In an open letter to Harvard students Khurana proclaimed in Dec. 2014:

I have watched and listened in awe of our students, faculty, and staff who have come together to declare with passion, grace, and growing resolve that “Black Lives Matter” and to call for justice, for ally-ship, and for hope.

And announced:

The diversity of our student body at Harvard College should be on the forefront of this paradigm shift.

No one can be sure what his word ally-ship means. Some Harvard observers wonder what in the world a business school professor is even doing in charge of the College.

But Khurana being the Voice of Harvard, many other high-level academic administrators slavishly imitate his priorities and this paradigm shift, making diversity Job One on campuses nationwide. His well-advertised concerns illustrate that current college turmoil did not appear from nowhere.

Just last month, Khurana led the move to drop the title of Master from the Harvard houses. There is absolutely no relationship between an academic Master and slavery, but for Khurana the name change was all about “the social meaning of words,” in other words, feelings, optics and image, as Nicholas Gallagher observed in the Federalist.

I doubt Khurana has many real convictions or much background in history or the humanities. But I have complete certainty that he has a surplus of ambition and is very bright. He knows which way the wind is blowing.

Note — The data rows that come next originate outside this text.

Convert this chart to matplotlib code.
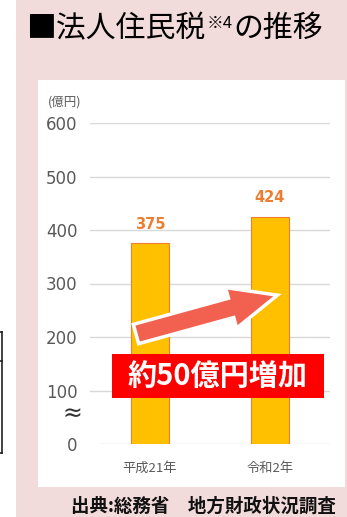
import matplotlib.pyplot as plt
import matplotlib.patches as mpatches
import matplotlib.lines as mlines
from matplotlib.transforms import Affine2D

plt.rcParams['font.family'] = ['Noto Sans CJK JP', 'DejaVu Sans']

# data
categories = ["平成21年", "令和2年"]
values = [375, 424]
yticks = [0, 100, 200, 300, 400, 500, 600]
unit_label = "(億円)"
increase_label = "約50億円増加"
source_label = "出典:総務省\u3000地方財政状況調査"

W, H = 347, 517
fig = plt.figure(figsize=(W / 100, H / 100), dpi=100)
fig.patch.set_facecolor("white")

# pixel helper (origin top-left)
px = Affine2D().scale(1 / W, -1 / H).translate(0, 1) + fig.transFigure


def rect(x0, y0, x1, y1, **kw):
    r = mpatches.Rectangle((x0, y0), x1 - x0, y1 - y0, transform=px, **kw)
    fig.add_artist(r)
    return r


# pink panel + white chart area
rect(16, 0, 347, 517, facecolor="#F2DCDB", edgecolor="none", zorder=0)
rect(38, 80, 345, 487, facecolor="white", edgecolor="none", zorder=0.5)

# table edge peeking in on the left
for xs, ys in [([0, 2], [332, 332]), ([0, 2], [361, 361]),
               ([0, 2], [453, 453]), ([2, 2], [332, 453])]:
    fig.add_artist(mlines.Line2D(xs, ys, transform=px, color="#222222", lw=1.2))

narrow = ["Liberation Sans Narrow", "DejaVu Sans"]

# main axes
ax = fig.add_axes([90 / W, 73 / H, 240 / W, 321 / H])
ax.set_facecolor("none")
ax.set_zorder(1)
x = range(len(categories))
ax.bar(x, values, width=0.32, color="#FFC000", edgecolor="#ED7D31", linewidth=0.8, zorder=2)
for xi, v in zip(x, values):
    ax.text(xi, v + 22, str(v), ha="center", va="bottom", color="#ED7D31",
            fontsize=10.5, fontweight="bold", family=narrow)

for t in yticks:
    ax.axhline(t, xmin=0.04 if t == 0 else 0, xmax=1, color="#D9D9D9", lw=1, zorder=1)

ax.set_xlim(-0.5, 1.5)
ax.set_ylim(0, 600)
ax.set_yticks(yticks)
ax.set_yticklabels([str(t) for t in yticks], family=narrow, fontsize=12, color="#595959")
ax.set_xticks(list(x))
ax.set_xticklabels(categories, fontsize=9.5, color="#595959")
ax.tick_params(axis="y", length=0, pad=9)
ax.tick_params(axis="x", length=0, pad=13)
for s in ax.spines.values():
    s.set_visible(False)

# unit and axis-break mark
fig.text(65 / W, 1 - 102 / H, unit_label, ha="center", va="center", fontsize=9, color="#595959")
fig.text(72 / W, 1 - 414 / H, "≈", ha="center", va="center", fontsize=17, color="#333333",
         family="DejaVu Sans")

# increase arrow
arrow = mpatches.FancyArrow(136, 183, 142 * 0.67, 39 * 0.67, width=20, head_width=42,
                            head_length=48, length_includes_head=False,
                            transform=Affine2D().scale(1 / W, 1 / H) + fig.transFigure,
                            facecolor="#F2604F", edgecolor="white", lw=2.5, zorder=5)
fig.add_artist(arrow)

# red callout
rect(112, 354, 324, 398, facecolor="#FF0000", edgecolor="none", zorder=6)
fig.text(218 / W, 1 - 376 / H, increase_label, ha="center", va="center", fontsize=21,
         fontweight="bold", color="white", zorder=7)

# title: main text, superscript note, then the rest
t1 = fig.text(26 / W, 1 - 37 / H, "■法人住民税", ha="left", va="baseline", fontsize=21.5,
              color="black")
sup = fig.text(0, 0, "※4", ha="left", va="top", fontsize=12, color="black")
fig.canvas.draw()
r = fig.canvas.get_renderer()
b1 = t1.get_window_extent(r)
sup.set_position(((b1.x1 + 1) / W, (b1.y1 - 2) / H))
fig.canvas.draw()
b2 = sup.get_window_extent(r)
fig.text((b2.x1 + 1) / W, 1 - 37 / H, "の推移", ha="left", va="baseline", fontsize=21.5,
         color="black")

# source
fig.text(71 / W, 1 - 506 / H, source_label, ha="left", va="center", fontsize=13.3,
         fontweight="bold", color="#111111")

fig.savefig("out.png", dpi=100)
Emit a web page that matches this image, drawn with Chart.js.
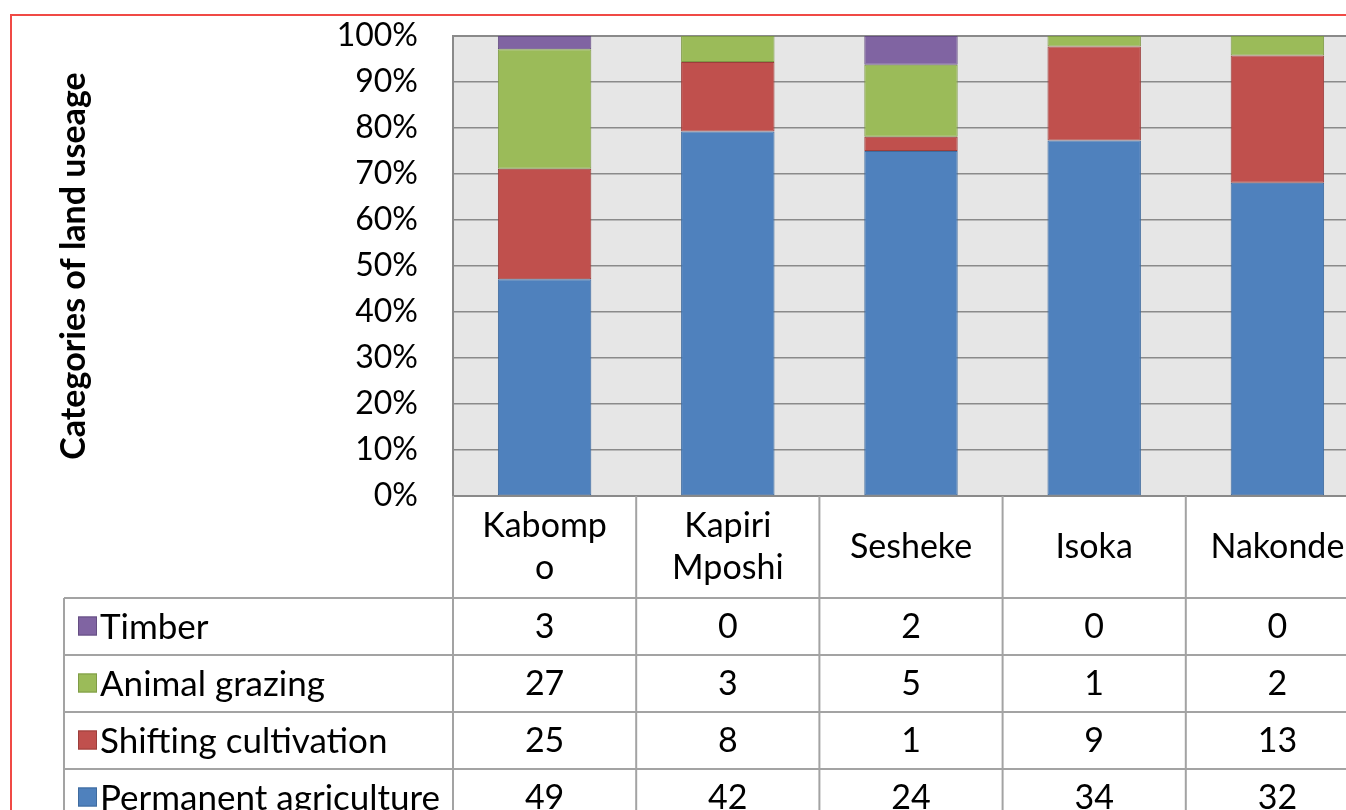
<!DOCTYPE html>
<html>
<head>
<meta charset="utf-8">
<title>Categories of land useage</title>
<script src="https://cdn.jsdelivr.net/npm/chart.js@4.4.1/dist/chart.umd.min.js"></script>
<style>
  html, body { margin: 0; padding: 0; background: #fff; overflow: hidden; }
  #frame { position: absolute; left: 10px; top: 14px; width: 1500px; height: 900px; border: 2px solid #f04a45; box-sizing: border-box; }
  #wrap { position: absolute; left: 0; top: 0; width: 1380px; height: 810px; }
</style>
</head>
<body>
<div id="frame"></div>
<div id="wrap"><canvas id="landChart" width="1380" height="810"></canvas></div>
<script>
/* Land use by district — 100% stacked columns with data table */

const categories  = ['Kabompo', 'Kapiri Mposhi', 'Sesheke', 'Isoka', 'Nakonde'];
const headerLines = [['Kabomp', 'o'], ['Kapiri', 'Mposhi'], ['Sesheke'], ['Isoka'], ['Nakonde']];

const permanent = [49, 42, 24, 34, 32];
const shifting  = [25, 8, 1, 9, 13];
const grazing   = [27, 3, 5, 1, 2];
const timber    = [3, 0, 2, 0, 0];

const BLUE   = '#4f81bd';
const RED    = '#c0504d';
const GREEN  = '#9bbb59';
const PURPLE = '#8064a2';

const FONT = 'Lato, "Open Sans", sans-serif';
const GRID = '#8a8a8a';
const TABLE_LINE = '#a3a3a3';

const totals = categories.map((_, i) => permanent[i] + shifting[i] + grazing[i] + timber[i]);
const pct = arr => arr.map((v, i) => v / totals[i] * 100);

const series = [
  { label: 'Permanent agriculture', raw: permanent, color: BLUE,   edge: '#3f6b9e' },
  { label: 'Shifting cultivation',  raw: shifting,  color: RED,    edge: '#9c3e3b' },
  { label: 'Animal grazing',        raw: grazing,   color: GREEN,  edge: '#7f9b46' },
  { label: 'Timber',                raw: timber,    color: PURPLE, edge: '#654e82' }
];

/* grey plot area behind the grid */
const plotBackground = {
  id: 'plotBackground',
  beforeDraw(chart) {
    const { ctx, chartArea: a } = chart;
    ctx.save();
    ctx.fillStyle = '#e6e6e6';
    ctx.fillRect(a.left, a.top, a.right - a.left, a.bottom - a.top);
    ctx.restore();
  },
  beforeDatasetsDraw(chart) {
    const { ctx, chartArea: a } = chart;
    ctx.save();
    ctx.strokeStyle = GRID;
    ctx.lineWidth = 2;
    ctx.strokeRect(a.left, a.top, a.right - a.left, a.bottom - a.top);
    ctx.restore();
  }
};

/* data table under the plot, one column per category */
const dataTable = {
  id: 'dataTable',
  afterDraw(chart) {
    const { ctx, chartArea: a, scales: { x } } = chart;
    const half = (a.right - a.left) / categories.length / 2;
    const headTop = a.bottom, headBottom = a.bottom + 102;
    const rowH = 57, labelLeft = 64;
    const rows = chart.data.datasets.slice().reverse();
    const tableBottom = headBottom + rowH * rows.length;

    ctx.save();
    ctx.strokeStyle = TABLE_LINE;
    ctx.lineWidth = 2;
    ctx.beginPath();
    // vertical rules
    ctx.moveTo(a.left, headTop); ctx.lineTo(a.left, tableBottom);
    ctx.moveTo(labelLeft, headBottom); ctx.lineTo(labelLeft, tableBottom);
    categories.forEach((_, i) => {
      const r = x.getPixelForValue(i) + half;
      ctx.moveTo(r, headTop); ctx.lineTo(r, tableBottom);
    });
    // horizontal rules
    for (let k = 0; k <= rows.length; k++) {
      const y = headBottom + rowH * k;
      ctx.moveTo(labelLeft, y); ctx.lineTo(a.right, y);
    }
    ctx.stroke();

    ctx.fillStyle = '#000';
    ctx.textAlign = 'center';
    ctx.textBaseline = 'middle';
    ctx.font = '34px ' + FONT;

    // category header
    headerLines.forEach((lines, i) => {
      const cx = x.getPixelForValue(i);
      const lh = 42;
      const y0 = (headTop + headBottom) / 2 - (lines.length - 1) * lh / 2;
      lines.forEach((t, j) => ctx.fillText(t, cx, y0 + j * lh));
    });

    // series rows
    rows.forEach((ds, k) => {
      const cy = headBottom + rowH * k + rowH / 2;
      ctx.fillStyle = ds.backgroundColor;
      ctx.fillRect(78, cy - 10, 19, 19);
      ctx.strokeStyle = ds.borderColor;
      ctx.lineWidth = 1;
      ctx.strokeRect(78.5, cy - 9.5, 18, 18);

      ctx.fillStyle = '#000';
      ctx.textAlign = 'left';
      ctx.font = '35px ' + FONT;
      ctx.fillText(ds.label, 100, cy + 1);
      ctx.textAlign = 'center';
      ctx.font = '34px ' + FONT;
      ds.raw.forEach((v, i) => ctx.fillText(String(v), x.getPixelForValue(i), cy + 1));
    });
    ctx.restore();
  }
};

new Chart(document.getElementById('landChart'), {
  type: 'bar',
  data: {
    labels: categories,
    datasets: series.map(s => ({
      label: s.label,
      raw: s.raw,
      data: pct(s.raw),
      backgroundColor: s.color,
      borderColor: s.edge,
      borderWidth: 1,
      borderSkipped: false,
      barPercentage: 0.51,
      categoryPercentage: 1
    }))
  },
  options: {
    responsive: false,
    animation: false,
    layout: { padding: { left: 0, top: 36, right: 11, bottom: 314 } },
    plugins: { legend: { display: false }, tooltip: { enabled: false } },
    scales: {
      x: { stacked: true, display: false },
      y: {
        stacked: true,
        min: 0, max: 100,
        afterFit(scale) { scale.width = 453; },
        border: { display: false },
        grid: { color: GRID, lineWidth: 1.5, drawTicks: true, tickLength: 35, tickColor: 'rgba(0,0,0,0)' },
        ticks: {
          stepSize: 10, padding: 0, color: '#000',
          font: { family: FONT, size: 32 },
          callback: v => v + '%'
        },
        title: {
          display: true,
          text: 'Categories of land useage',
          color: '#000',
          font: { family: FONT, size: 34, weight: 'bold', lineHeight: 1.2 },
          padding: { top: 54, bottom: 0 }
        }
      }
    }
  },
  plugins: [plotBackground, dataTable]
});
</script>
</body>
</html>
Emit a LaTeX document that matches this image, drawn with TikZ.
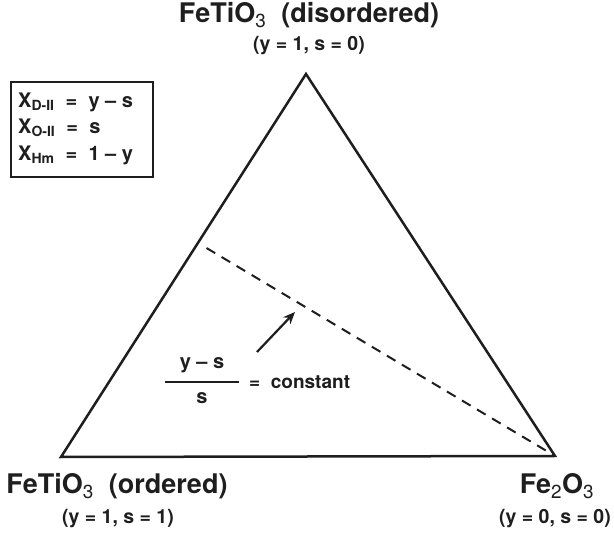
\documentclass[tikz,border=0pt]{standalone}
\usepackage{fontspec}
\setmainfont{TeX Gyre Heros}
\usetikzlibrary{arrows.meta, positioning, calc}
\definecolor{inkgray}{HTML}{1E1E1E}
\newcommand{\lsub}[1]{\textsubscript{\mdseries #1}}

\begin{document}
\begin{tikzpicture}[x=1pt, y=-1pt, inkgray,
  endlabel/.style={font=\bfseries\fontsize{27}{30}\selectfont, inner sep=0pt},
  yslabel/.style={font=\bfseries\fontsize{19.5}{22}\selectfont, inner sep=0pt},
  eqline/.style={font=\bfseries\fontsize{20}{22}\selectfont, inner sep=0pt, anchor=west},
  side/.style={line width=2.5pt, line join=miter},
]
  \useasboundingbox (0,0) rectangle (614,537);

  % corners of the triangle
  \coordinate (apex) at (306,74);
  \coordinate (lft) at (61,457);
  \coordinate (rgt) at (555,456);
  \draw[side] (apex) -- (lft) -- (rgt) -- cycle;

  % end members
  \node[endlabel] (top) at (309,15) {FeTiO\lsub{3}\ \ (disordered)};
  \node[yslabel] (topys) at (309,46) {(y = 1, s = 0)};
  \node[endlabel] (ord) at (117,486) {FeTiO\lsub{3}\ \ (ordered)};
  \node[yslabel] (ordys) at (118,519) {(y = 1, s = 1)};
  \node[endlabel] (hem) at (557,486) {Fe\lsub{2}O\lsub{3}};
  \node[yslabel] (hemys) at (555,519) {(y = 0, s = 0)};

  % site fractions
  \node[draw, line width=1.5pt, minimum width=142pt, minimum height=95pt,
        inner sep=0pt] (key) at (82,129.5) {};
  \node[eqline] (xd) at (18,102) {X\lsub{\bfseries D-II}\ \ =\ \ y -- s};
  \node[eqline] (xo) at (18,128) {X\lsub{\bfseries O-II}\ \ =\ \ s};
  \node[eqline] (xh) at (18,155) {X\lsub{\bfseries Hm}\ \ =\ \ 1 -- y};

  % line of constant (y-s)/s
  \coordinate (dstart) at ($(lft)!0.559!(apex)$);
  \draw[line width=2pt, dash pattern=on 10pt off 7.5pt, shorten <=10pt]
    (dstart) -- (rgt);
  \coordinate (arrtail) at (257,352);
  \coordinate (arrhead) at (295,312);
  \draw[line width=2.2pt, -{Stealth[length=12pt, width=10pt]}] (arrtail) -- (arrhead);

  \node[eqline, anchor=center] (num) at (202,365) {y -- s};
  \node[eqline, anchor=center] (den) at (202,398) {s};
  \coordinate (barl) at (165,382);
  \coordinate (barr) at (239,382);
  \draw[line width=1.8pt] (barl) -- (barr);
  \node[eqline, font=\bfseries\fontsize{19}{22}\selectfont] (const) at (249,382) {=\ \ constant};
\end{tikzpicture}
\end{document}
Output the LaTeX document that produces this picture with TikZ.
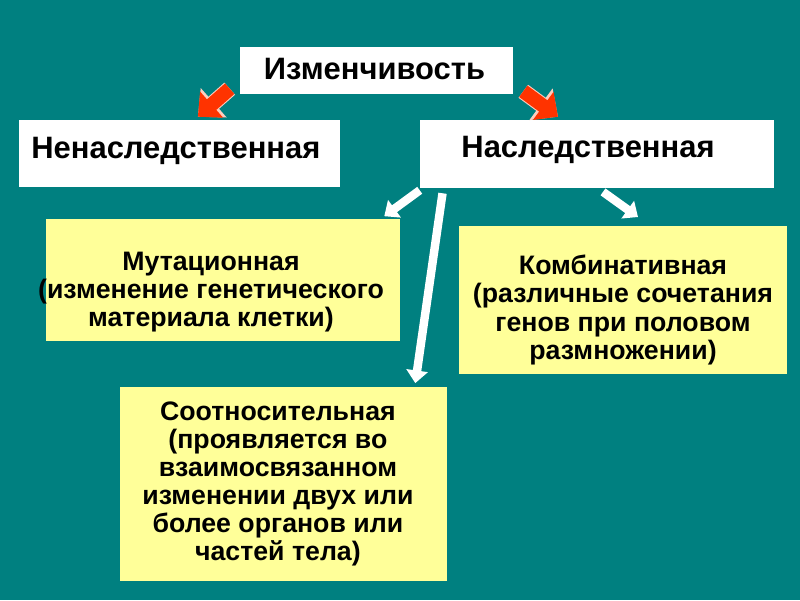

Khurana’s paradigm shift and name changes along with Harvard’s Social Justice placemats provide leading indicators of current campus eruptions, where ideological purity and the propagation of faith never end. The progressive heavens with trumpets of angels in the ether must sound for students and the rest of us in every possible venue, 24/7.

If the result is the rapidly declining credibility, status, and brand at Harvard and any number of other venerable universities at the Christmas season, the ministers of false gods and bad ideas do not deserve one ounce of our good cheer or sympathy.

UPDATE: Facing intense criticism, Harvard has withdrawn the controversial placemats and in a letter signed by the Deans of Student Life and Freshmen, apologized to its students.